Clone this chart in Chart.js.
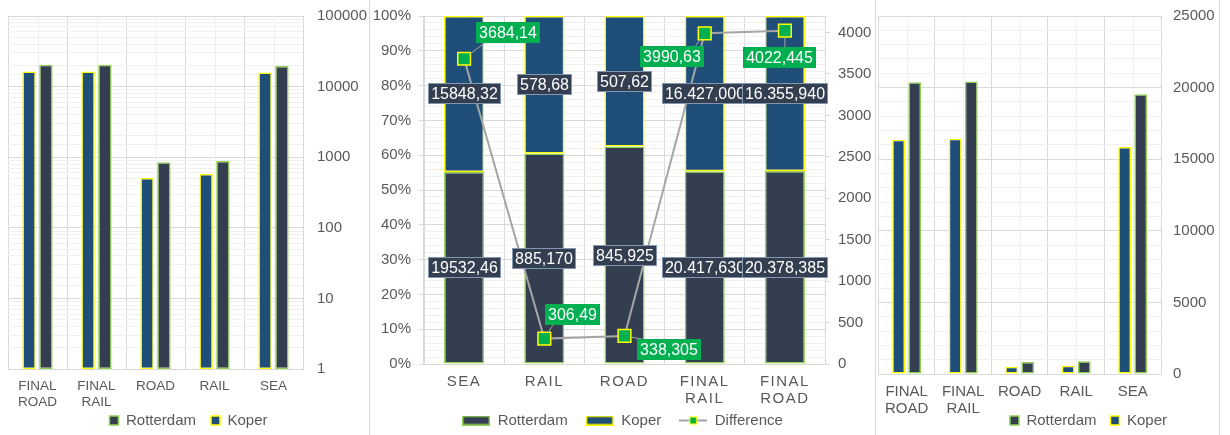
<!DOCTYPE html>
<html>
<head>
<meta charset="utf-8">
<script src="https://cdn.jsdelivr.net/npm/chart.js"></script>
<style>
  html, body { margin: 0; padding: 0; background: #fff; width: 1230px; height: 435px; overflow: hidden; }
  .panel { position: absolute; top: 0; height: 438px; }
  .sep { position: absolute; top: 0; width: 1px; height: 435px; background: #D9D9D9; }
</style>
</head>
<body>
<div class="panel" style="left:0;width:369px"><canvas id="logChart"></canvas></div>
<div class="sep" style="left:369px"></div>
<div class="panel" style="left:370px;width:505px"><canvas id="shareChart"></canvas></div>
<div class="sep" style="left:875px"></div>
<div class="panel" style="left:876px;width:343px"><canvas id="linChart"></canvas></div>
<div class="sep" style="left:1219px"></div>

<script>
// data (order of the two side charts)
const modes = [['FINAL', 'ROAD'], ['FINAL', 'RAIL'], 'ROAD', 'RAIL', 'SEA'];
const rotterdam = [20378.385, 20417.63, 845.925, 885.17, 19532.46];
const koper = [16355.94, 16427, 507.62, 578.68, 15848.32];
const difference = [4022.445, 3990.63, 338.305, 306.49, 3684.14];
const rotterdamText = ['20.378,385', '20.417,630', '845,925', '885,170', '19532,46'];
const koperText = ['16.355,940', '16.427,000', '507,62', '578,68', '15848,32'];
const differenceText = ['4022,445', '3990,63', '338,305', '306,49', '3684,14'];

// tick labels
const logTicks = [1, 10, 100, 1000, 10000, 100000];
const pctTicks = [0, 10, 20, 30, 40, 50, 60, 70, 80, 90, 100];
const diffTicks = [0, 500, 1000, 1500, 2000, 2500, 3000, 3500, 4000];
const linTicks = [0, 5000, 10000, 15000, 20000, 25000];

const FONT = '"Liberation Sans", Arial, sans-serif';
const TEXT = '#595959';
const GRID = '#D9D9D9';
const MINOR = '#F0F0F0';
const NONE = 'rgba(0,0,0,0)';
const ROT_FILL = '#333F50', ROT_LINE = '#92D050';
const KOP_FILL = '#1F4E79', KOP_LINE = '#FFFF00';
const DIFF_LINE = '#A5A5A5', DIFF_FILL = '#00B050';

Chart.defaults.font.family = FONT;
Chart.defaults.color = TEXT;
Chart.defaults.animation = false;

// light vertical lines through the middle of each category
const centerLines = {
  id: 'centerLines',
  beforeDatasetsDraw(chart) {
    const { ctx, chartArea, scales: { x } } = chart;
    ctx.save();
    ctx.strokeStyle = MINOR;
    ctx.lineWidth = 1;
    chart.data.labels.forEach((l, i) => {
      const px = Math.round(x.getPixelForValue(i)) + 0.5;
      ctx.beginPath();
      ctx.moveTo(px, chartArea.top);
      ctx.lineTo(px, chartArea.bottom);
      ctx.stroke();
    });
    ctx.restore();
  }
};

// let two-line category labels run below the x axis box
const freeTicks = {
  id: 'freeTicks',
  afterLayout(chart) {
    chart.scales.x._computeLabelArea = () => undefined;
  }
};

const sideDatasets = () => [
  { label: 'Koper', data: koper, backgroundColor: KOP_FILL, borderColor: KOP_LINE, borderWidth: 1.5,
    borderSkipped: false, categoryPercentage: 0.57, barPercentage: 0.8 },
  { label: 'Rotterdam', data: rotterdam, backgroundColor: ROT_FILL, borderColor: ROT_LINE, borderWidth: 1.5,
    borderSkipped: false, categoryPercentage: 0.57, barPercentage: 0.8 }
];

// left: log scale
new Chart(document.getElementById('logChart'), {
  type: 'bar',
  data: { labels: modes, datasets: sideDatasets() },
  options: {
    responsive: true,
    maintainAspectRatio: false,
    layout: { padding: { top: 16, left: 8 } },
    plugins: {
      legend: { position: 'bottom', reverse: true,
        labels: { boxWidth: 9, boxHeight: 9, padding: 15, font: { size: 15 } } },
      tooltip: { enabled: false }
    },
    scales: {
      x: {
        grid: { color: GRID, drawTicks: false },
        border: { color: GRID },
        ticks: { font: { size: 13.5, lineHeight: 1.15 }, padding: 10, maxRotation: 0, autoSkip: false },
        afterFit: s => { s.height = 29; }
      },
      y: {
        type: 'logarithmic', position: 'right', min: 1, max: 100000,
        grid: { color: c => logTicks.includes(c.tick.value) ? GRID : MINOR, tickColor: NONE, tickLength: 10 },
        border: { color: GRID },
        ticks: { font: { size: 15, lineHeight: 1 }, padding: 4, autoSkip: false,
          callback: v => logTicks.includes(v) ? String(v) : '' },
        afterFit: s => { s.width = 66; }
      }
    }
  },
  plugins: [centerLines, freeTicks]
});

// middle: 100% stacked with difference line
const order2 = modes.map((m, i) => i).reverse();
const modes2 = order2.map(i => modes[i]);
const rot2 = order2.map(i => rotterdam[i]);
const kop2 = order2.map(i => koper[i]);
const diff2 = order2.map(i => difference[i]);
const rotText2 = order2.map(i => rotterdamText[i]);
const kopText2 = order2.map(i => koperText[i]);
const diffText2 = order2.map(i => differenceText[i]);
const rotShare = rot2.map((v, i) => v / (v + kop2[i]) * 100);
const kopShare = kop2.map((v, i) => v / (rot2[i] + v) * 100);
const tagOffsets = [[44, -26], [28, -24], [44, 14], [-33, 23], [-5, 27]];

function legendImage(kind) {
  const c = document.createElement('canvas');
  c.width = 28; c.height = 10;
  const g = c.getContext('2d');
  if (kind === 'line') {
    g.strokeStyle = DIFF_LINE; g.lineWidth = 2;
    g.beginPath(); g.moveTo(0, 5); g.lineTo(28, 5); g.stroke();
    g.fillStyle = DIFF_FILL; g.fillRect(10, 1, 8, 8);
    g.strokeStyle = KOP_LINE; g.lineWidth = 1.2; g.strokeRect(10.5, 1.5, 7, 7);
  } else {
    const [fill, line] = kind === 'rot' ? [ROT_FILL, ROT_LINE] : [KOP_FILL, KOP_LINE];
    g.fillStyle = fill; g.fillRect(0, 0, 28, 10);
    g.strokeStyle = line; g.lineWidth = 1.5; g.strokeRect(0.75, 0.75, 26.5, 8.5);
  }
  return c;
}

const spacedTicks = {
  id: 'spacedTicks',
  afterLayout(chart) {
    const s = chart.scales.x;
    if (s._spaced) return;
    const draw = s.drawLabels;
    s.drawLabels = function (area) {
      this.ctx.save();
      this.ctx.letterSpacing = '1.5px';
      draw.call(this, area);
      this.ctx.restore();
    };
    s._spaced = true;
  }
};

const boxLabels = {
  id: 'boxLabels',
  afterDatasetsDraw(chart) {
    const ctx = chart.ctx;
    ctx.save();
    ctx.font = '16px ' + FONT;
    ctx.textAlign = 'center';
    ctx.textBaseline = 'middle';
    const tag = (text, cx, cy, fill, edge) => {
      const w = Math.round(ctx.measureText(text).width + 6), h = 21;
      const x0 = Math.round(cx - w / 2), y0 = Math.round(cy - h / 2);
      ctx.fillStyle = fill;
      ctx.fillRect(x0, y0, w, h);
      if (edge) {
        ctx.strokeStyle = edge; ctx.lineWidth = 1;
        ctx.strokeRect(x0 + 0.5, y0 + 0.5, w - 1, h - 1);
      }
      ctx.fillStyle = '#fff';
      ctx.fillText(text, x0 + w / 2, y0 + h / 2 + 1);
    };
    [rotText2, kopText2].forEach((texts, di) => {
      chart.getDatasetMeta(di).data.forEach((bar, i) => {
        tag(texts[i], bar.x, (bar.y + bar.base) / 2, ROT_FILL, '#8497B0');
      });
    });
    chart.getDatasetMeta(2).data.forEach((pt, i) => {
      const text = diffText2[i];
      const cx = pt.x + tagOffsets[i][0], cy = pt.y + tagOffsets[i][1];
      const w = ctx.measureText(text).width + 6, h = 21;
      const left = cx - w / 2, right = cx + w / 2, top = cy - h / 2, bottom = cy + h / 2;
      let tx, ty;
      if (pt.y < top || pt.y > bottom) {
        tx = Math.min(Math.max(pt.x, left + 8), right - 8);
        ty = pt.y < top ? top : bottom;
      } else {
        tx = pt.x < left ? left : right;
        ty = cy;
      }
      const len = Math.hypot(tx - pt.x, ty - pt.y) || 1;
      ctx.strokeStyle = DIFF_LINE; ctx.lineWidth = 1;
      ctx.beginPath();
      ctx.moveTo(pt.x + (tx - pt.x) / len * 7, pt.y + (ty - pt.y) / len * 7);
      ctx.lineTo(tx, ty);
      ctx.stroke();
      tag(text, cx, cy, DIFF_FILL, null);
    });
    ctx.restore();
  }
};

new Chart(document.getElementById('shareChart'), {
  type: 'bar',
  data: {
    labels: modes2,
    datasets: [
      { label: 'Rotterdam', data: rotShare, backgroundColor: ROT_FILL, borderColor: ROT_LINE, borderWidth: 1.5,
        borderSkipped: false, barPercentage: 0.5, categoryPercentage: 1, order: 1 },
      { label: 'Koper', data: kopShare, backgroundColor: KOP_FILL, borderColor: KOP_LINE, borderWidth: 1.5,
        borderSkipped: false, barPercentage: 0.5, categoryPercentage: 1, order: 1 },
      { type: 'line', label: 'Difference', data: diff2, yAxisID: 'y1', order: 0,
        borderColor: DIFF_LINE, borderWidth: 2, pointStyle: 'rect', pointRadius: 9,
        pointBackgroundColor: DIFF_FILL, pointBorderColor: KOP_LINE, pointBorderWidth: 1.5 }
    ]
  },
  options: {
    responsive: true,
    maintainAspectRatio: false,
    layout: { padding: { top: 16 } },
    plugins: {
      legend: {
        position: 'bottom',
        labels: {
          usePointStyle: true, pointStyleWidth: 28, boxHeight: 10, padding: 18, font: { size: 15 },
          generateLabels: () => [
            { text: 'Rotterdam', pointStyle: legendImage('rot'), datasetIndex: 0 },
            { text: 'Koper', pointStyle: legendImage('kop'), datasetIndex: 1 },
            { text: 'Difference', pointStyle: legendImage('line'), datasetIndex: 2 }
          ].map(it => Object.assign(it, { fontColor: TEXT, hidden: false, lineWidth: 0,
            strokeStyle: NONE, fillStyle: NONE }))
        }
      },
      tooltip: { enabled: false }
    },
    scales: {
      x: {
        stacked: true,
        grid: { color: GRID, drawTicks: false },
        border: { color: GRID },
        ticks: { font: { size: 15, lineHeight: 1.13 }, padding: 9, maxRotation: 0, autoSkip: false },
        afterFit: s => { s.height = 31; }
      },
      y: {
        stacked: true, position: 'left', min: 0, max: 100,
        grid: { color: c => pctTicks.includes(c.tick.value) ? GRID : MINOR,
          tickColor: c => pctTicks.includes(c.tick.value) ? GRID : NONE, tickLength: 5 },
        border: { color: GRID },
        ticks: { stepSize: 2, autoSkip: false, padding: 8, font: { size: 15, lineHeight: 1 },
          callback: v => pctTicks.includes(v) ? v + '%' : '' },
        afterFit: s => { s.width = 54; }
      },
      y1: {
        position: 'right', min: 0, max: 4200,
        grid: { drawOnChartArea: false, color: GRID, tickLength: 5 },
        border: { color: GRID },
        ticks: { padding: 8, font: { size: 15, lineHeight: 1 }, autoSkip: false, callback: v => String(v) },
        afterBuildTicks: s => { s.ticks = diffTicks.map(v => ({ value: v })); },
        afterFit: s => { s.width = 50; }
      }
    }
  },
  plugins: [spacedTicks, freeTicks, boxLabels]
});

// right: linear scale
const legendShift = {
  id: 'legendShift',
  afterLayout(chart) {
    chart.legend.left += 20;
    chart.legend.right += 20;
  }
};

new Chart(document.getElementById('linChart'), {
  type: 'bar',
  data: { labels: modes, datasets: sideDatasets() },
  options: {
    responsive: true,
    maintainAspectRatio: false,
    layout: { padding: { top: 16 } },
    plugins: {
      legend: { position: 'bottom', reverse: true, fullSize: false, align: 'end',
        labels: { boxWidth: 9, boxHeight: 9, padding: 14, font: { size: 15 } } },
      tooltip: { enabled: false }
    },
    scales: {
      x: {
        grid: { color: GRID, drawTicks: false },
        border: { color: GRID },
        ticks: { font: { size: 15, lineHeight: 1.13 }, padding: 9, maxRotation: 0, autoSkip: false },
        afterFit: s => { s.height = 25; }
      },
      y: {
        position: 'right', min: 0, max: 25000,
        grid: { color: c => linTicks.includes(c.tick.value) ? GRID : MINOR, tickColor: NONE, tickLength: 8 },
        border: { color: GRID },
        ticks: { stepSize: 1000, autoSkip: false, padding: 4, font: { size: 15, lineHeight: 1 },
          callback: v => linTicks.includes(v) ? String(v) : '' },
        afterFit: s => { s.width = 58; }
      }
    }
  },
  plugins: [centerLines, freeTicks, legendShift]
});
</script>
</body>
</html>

# What the task requires:
Tally the lines of the listing that include "this". Reply with nothing but the count.

# Exercise response:
5